ROTATOR CUFF – NEWS & TIPS
RC Surgery Failure Rate
Not only are rotator cuff repair surgeries often not necessary, as discussed in the article “When Not to Fix” below. Surgical repairs of large rotator cuff tears in older patients have a 94 % failure rate! Now Washington University orthopedic researchers and engineers are doing a $3.1 million study of the natural attachment of tendon to bone, hoping to engineer new tissues to enhance rotator cuff repair.
When Not to Fix
A lot of surgeries that are done for rotator cuff tears and other orthopedic conditions are not actually necessary, suggests Dr. Howard Luks, Associate Professor of Orthopedic Surgery at New York Medical College and Chief of Sports Medicine and Arthroscopy at Westchester Medical Center.
“Many patients are under the unfortunate impression that if something is torn it must be fixed,” according to Dr. Luks. “Nearly all patients who are informed that they have a torn meniscus or a torn rotator cuff will immediately conclude that they need surgery to repair the problem.”
So writes Dr. Howard Luks in a July 22, 2013 commentary on the Rheumatology Network, “When Not to Fix: Thoughts of an Orthopaedic Surgeon.”
However, writes Dr. Luks, “Patients who are informed fully about the various risks and benefits of surgical and nonsurgical measures generally tend to opt for less-invasive procedures.”
For example, according to Dr. Luks, “It has been estimated that anywhere from 15% to 20% of knee replacements and arthroscopy for various orthopedic conditions are unnecessary. I suspect that actually this number may be higher; however, the data is lacking.”
An example of Dr. Luks’ point, specifically for the question of rotator cuff surgery, can be seen below on this Web page under “Surgery Not Necessary?”
“One driving force that is emerging in our high-tech, low-touch approach to healthcare is our tendency to rely far too much on technology such as MRI findings, and too little on our physical exam findings and on the story our patient is telling us” write Dr.

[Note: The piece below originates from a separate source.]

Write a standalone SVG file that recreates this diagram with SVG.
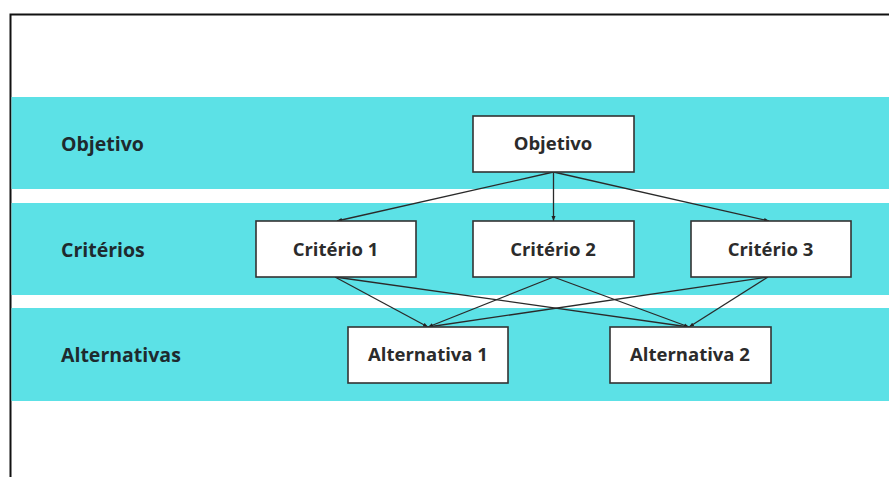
<svg xmlns="http://www.w3.org/2000/svg" width="889" height="477" viewBox="0 0 889 477">
  <defs>
    <marker id="ah" viewBox="0 0 10 10" refX="10" refY="5" markerWidth="5" markerHeight="5" orient="auto" markerUnits="userSpaceOnUse">
      <path d="M0,1 L10,5 L0,9 z" fill="#222"/>
    </marker>
    <style>
      .band { fill: #5ce1e6; }
      .box { fill: #ffffff; stroke: #333333; stroke-width: 1.6; }
      .lbl { font-family: "Open Sans", "Noto Sans", "Liberation Sans", sans-serif; font-weight: 700; font-size: 19.5px; fill: #1e2a2e; }
      .txt { font-family: "Open Sans", "Noto Sans", "Liberation Sans", sans-serif; font-weight: 700; font-size: 18.5px; fill: #2b2b2b; text-anchor: middle; }
      .edge { stroke: #2a2a2a; stroke-width: 1.3; fill: none; marker-end: url(#ah); }
    </style>
  </defs>
  <rect width="889" height="477" fill="#ffffff"/>
  <g id="frame">
    <path d="M10.5,477 L10.5,14.5 L889,14.5" fill="none" stroke="#111" stroke-width="2"/>
  </g>
  <g id="bands">
    <rect class="band" x="11.5" y="97" width="877.5" height="92"/>
    <rect class="band" x="11.5" y="203" width="877.5" height="92"/>
    <rect class="band" x="11.5" y="308" width="877.5" height="93"/>
  </g>
  <g id="row-labels">
    <text class="lbl" x="61" y="151">Objetivo</text>
    <text class="lbl" x="61" y="256.5">Critérios</text>
    <text class="lbl" x="61" y="362">Alternativas</text>
  </g>
  <g id="connectors">
    <line class="edge" x1="553.5" y1="172" x2="337" y2="221"/>
    <line class="edge" x1="553.5" y1="172" x2="553.5" y2="221"/>
    <line class="edge" x1="553.5" y1="172" x2="769" y2="221"/>
    <line class="edge" x1="335" y1="277" x2="428" y2="327"/>
    <line class="edge" x1="335" y1="277" x2="689" y2="327"/>
    <line class="edge" x1="553.5" y1="277" x2="428" y2="327"/>
    <line class="edge" x1="553.5" y1="277" x2="689" y2="327"/>
    <line class="edge" x1="768" y1="277" x2="428" y2="327"/>
    <line class="edge" x1="768" y1="277" x2="689" y2="327"/>
  </g>
  <g id="node-objetivo">
    <rect class="box" x="473" y="116" width="161" height="56"/>
    <text class="txt" x="553" y="150">Objetivo</text>
  </g>
  <g id="node-criterio1">
    <rect class="box" x="256" y="221" width="160" height="56"/>
    <text class="txt" x="335.5" y="255.5">Critério 1</text>
  </g>
  <g id="node-criterio2">
    <rect class="box" x="473" y="221" width="161" height="56"/>
    <text class="txt" x="553" y="255.5">Critério 2</text>
  </g>
  <g id="node-criterio3">
    <rect class="box" x="691" y="221" width="160" height="56"/>
    <text class="txt" x="770.5" y="255.5">Critério 3</text>
  </g>
  <g id="node-alternativa1">
    <rect class="box" x="348" y="327" width="160" height="56"/>
    <text class="txt" x="428" y="361">Alternativa 1</text>
  </g>
  <g id="node-alternativa2">
    <rect class="box" x="610" y="327" width="161" height="56"/>
    <text class="txt" x="690" y="361">Alternativa 2</text>
  </g>
</svg>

Luks.
“Are we treating these patients?” he asks. “Or are we treating their MRI findings?
The Right Exercise
Here’s an illustration of “the right exercise” for rotator cuffs. I have two bad rotator cuffs which gave me pain for years, made it hard to sleep at night and awkward to function during the day. Last year, I worked outdoors in the mountains from May to October, and at the end of that time, my cuff problems were gone. My work had involved constant use of the arms in going up steep hills and pulling through brush. Within a month or two of desk work back in the city, though, I started feeling them again and the pain was a problem through winter and spring. Then I noticed that after downhill or cross-country skiing, they felt better, only to revert when I did not ski. Then last week, I spent a week paddling whitewater canoe in North Carolina, and now, again, they feel better. What I need to do, what we all need to do, according to Dr. Nicholas DiNubile, is a better job of exercising the right muscles on a daily basis, and place less emphasis on exercising the so-called “mirror muscles” and working outside the “safe” range of motion.
So again, the key, as I read the advice of the experts, is the use of the right muscles in a safe range of motion, with a lot of pulling down and pulling back against force. These forces work the muscles known as “scapular stabilizers:” rhomboids, serratus anterior, trapezoid, levator scapulae. And others, such as the posterior deltoids. For more detail, see: Rotator Cuff Exercises.
Surgery Not Necessary?
So, this article from the Journal of Musculoskeletal Medicine article references a study indicating that three out of four (75% 117 patients studied) patients with massive rotator cuff tears were able to forego surgery in favor of “conservative measures.” “The results were significantly better than those for the 30 patients who ultimately required surgery.”
Most of the surgeries were total shoulder replacements. “About a third will need a repeat procedure if they expect a comfortable retirement,” says the article. “The 10-year survival of the implants was only 65.5%.”